■ WHAT YOU NEED TO DO
Check every line in the records below for the word "this" and report how many have it, nothing more.

■ PROVIDED RECORDS

- - - - - - -

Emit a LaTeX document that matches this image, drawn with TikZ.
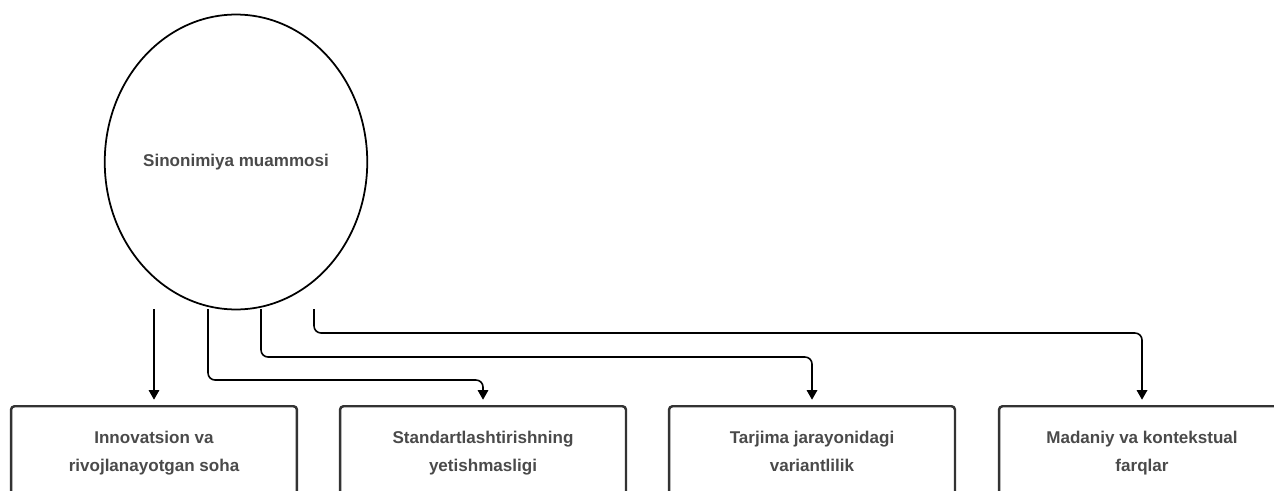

- - - - - - -

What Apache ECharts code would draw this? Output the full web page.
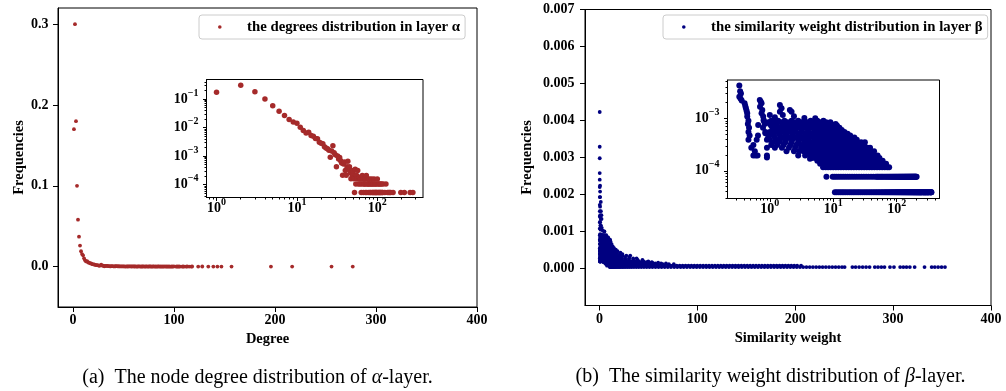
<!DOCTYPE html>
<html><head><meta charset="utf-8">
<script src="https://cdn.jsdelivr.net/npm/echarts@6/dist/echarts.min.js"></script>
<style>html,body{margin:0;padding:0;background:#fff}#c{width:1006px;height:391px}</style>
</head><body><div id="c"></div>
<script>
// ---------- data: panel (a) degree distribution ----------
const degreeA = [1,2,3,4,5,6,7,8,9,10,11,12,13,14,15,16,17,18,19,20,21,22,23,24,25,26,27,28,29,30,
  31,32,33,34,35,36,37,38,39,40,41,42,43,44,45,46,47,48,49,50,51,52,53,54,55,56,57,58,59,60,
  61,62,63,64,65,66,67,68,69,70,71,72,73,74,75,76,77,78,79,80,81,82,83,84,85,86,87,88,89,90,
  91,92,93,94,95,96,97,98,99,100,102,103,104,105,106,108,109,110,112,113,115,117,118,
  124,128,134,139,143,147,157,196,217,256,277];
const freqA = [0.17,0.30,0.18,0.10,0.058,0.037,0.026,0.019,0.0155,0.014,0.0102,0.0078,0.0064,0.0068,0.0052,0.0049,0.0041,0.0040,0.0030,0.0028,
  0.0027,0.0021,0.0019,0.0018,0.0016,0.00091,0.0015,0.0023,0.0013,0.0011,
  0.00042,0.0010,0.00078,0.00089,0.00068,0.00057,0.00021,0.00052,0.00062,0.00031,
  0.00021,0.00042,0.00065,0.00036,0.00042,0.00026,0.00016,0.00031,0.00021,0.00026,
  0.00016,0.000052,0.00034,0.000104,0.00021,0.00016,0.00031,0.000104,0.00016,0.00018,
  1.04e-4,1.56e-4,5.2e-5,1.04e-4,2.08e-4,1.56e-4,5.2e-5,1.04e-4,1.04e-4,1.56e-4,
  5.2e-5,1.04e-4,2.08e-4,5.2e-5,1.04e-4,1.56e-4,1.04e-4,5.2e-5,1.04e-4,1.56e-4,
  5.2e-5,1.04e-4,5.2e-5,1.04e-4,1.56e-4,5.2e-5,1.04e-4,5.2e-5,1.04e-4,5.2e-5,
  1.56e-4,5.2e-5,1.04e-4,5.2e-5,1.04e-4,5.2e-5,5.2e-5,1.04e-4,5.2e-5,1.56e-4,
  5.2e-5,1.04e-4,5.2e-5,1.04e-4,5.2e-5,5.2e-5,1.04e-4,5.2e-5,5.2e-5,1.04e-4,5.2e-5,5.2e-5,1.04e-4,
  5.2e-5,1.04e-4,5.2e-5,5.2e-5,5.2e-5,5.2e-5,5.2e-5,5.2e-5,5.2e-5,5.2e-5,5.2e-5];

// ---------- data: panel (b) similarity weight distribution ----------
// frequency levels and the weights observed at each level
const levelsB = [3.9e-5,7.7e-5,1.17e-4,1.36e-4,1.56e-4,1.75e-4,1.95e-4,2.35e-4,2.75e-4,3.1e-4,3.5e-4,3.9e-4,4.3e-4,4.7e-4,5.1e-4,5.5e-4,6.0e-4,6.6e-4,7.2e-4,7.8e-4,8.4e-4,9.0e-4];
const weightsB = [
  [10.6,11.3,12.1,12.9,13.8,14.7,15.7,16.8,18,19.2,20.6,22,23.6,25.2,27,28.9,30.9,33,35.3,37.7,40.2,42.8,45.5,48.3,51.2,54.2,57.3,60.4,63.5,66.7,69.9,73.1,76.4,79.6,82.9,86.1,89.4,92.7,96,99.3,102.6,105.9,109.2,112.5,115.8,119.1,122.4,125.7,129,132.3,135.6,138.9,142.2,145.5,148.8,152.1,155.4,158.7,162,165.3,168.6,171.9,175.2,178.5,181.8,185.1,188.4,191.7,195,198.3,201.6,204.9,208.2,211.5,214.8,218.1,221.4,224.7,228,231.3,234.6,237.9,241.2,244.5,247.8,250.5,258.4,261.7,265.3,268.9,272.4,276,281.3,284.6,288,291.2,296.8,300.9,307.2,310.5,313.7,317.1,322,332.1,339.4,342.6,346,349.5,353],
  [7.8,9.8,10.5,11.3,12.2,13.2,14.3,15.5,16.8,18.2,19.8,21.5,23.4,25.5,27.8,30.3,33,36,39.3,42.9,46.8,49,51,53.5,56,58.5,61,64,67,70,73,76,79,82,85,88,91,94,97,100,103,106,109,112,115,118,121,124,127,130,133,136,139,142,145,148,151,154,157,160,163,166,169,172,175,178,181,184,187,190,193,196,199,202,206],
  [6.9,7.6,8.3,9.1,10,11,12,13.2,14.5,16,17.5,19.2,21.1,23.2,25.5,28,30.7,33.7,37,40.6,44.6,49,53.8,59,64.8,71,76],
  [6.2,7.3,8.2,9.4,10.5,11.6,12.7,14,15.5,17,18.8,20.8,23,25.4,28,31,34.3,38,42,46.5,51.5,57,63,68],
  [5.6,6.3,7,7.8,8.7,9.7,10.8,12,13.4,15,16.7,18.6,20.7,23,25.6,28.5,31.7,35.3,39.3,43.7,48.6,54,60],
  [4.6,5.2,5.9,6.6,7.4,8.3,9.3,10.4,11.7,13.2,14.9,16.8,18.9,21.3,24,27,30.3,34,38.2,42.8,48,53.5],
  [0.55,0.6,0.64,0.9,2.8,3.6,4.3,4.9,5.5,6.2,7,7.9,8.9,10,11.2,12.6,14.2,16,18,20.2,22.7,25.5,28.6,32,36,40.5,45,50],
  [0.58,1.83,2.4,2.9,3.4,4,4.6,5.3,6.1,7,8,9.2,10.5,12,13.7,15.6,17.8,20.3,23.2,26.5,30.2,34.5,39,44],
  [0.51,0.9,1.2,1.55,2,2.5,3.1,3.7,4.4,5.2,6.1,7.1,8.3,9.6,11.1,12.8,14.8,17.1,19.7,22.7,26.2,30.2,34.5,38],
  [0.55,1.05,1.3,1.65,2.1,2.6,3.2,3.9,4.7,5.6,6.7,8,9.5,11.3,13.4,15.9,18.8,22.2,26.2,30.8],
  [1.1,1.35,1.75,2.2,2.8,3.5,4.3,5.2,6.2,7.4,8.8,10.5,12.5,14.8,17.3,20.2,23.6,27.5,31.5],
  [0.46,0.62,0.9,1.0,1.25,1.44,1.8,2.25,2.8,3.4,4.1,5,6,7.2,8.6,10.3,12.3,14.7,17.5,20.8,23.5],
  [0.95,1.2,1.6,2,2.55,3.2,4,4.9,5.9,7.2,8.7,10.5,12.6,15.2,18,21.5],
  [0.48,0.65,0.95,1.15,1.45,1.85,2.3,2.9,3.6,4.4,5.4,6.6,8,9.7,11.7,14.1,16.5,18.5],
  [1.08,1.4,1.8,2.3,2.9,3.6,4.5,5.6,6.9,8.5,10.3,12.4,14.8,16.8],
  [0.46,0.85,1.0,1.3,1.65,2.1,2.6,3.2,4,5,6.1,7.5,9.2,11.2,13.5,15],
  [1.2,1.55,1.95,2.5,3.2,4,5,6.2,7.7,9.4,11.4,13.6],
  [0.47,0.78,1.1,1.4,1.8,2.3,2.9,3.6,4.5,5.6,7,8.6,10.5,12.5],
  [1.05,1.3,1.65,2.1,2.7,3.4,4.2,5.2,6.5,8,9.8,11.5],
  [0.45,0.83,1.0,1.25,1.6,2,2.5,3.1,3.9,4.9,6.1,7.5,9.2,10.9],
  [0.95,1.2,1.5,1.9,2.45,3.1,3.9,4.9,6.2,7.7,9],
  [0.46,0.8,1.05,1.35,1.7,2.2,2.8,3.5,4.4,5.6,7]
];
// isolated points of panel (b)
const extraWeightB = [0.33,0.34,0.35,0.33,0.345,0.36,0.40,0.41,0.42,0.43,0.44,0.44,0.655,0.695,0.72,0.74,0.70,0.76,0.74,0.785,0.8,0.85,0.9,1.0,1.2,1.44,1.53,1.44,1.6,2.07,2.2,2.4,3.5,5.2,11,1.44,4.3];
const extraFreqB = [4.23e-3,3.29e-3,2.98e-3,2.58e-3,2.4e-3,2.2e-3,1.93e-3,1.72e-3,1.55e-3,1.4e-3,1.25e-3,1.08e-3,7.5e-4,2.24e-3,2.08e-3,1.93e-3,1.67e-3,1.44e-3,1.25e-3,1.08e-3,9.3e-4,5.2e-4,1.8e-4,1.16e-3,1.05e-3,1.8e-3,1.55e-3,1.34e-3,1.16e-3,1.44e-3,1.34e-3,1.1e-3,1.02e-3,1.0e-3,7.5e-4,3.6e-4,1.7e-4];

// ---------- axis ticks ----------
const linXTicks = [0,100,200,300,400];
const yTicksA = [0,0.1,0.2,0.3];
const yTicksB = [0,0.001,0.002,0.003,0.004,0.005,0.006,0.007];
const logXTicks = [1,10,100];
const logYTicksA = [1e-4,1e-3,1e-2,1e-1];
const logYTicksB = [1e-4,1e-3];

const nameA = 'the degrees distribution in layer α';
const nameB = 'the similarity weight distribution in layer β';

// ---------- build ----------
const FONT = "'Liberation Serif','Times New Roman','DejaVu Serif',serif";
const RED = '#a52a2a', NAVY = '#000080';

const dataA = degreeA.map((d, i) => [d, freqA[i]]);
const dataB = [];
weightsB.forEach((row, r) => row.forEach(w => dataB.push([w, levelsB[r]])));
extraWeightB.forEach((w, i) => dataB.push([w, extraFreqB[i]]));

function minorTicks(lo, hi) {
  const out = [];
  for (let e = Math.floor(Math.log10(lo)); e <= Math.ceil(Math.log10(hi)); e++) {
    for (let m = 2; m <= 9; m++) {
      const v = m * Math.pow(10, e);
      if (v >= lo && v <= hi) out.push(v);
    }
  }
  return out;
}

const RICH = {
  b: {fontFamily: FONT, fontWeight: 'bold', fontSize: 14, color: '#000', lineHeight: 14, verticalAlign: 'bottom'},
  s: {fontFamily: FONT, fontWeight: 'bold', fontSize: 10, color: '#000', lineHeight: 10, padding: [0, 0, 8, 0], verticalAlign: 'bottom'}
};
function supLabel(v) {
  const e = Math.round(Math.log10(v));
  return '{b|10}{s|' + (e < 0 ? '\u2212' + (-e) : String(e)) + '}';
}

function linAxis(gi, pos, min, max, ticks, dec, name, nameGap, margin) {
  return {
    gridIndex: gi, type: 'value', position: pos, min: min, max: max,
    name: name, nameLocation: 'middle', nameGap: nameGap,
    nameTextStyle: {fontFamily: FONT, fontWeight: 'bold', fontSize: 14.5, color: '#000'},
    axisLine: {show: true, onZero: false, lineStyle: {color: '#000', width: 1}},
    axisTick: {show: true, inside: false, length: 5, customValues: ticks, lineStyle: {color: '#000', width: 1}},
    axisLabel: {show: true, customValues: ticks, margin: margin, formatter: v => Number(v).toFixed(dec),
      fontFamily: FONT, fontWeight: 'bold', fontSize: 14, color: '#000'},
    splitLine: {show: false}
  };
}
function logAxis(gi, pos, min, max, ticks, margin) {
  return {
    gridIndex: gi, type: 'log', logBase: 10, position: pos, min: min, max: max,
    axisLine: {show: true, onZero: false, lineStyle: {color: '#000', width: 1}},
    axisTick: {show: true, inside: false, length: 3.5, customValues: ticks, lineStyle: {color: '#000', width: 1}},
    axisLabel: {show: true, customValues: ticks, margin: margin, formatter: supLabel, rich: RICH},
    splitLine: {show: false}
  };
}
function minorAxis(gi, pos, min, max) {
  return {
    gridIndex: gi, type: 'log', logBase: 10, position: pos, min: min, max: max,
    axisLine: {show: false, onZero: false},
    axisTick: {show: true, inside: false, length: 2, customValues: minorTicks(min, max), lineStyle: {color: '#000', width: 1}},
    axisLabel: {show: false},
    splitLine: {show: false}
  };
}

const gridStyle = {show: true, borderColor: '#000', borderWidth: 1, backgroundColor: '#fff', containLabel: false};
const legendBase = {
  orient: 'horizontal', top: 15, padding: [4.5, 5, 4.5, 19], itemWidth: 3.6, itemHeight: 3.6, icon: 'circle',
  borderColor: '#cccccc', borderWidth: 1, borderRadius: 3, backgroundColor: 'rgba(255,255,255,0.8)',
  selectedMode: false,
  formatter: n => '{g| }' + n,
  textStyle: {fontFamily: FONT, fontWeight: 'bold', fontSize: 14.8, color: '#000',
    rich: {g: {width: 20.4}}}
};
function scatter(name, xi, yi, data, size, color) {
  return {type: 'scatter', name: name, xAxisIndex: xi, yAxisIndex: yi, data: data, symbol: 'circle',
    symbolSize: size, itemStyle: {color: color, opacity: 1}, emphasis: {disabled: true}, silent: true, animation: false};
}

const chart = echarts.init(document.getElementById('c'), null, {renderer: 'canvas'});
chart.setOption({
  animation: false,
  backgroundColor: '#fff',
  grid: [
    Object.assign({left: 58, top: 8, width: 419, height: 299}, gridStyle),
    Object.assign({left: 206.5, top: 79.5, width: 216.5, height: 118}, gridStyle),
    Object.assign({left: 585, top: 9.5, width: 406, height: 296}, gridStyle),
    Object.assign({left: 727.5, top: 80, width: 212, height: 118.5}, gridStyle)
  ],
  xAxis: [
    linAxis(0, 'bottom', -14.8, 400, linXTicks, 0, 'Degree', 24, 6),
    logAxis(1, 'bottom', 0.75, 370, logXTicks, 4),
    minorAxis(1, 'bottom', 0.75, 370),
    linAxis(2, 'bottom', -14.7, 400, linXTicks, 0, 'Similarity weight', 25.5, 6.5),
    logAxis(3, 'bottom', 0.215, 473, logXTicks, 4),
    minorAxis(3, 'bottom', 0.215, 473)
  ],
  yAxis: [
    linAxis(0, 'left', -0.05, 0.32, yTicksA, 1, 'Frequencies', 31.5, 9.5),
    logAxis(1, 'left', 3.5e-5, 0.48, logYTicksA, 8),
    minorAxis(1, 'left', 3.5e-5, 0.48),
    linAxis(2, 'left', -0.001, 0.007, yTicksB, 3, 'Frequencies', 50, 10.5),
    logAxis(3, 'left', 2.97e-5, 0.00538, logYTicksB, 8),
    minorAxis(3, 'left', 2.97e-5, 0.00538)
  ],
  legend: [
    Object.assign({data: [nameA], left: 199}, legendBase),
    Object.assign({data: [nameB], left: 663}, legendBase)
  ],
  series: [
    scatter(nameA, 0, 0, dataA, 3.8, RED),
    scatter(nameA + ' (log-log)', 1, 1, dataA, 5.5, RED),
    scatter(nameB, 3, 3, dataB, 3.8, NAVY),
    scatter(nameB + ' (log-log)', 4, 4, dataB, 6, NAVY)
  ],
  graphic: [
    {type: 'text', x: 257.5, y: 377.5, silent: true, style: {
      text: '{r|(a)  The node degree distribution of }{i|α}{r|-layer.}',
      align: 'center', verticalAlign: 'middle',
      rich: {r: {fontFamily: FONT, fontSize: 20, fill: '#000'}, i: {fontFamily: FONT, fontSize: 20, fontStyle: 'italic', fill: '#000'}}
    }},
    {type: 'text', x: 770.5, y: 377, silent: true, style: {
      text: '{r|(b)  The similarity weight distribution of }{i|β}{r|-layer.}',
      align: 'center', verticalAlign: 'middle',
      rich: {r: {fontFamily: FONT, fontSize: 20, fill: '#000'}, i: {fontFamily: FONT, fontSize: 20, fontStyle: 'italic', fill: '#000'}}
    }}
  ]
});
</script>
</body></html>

- - - - - - -

■ RIGHT ANSWER
2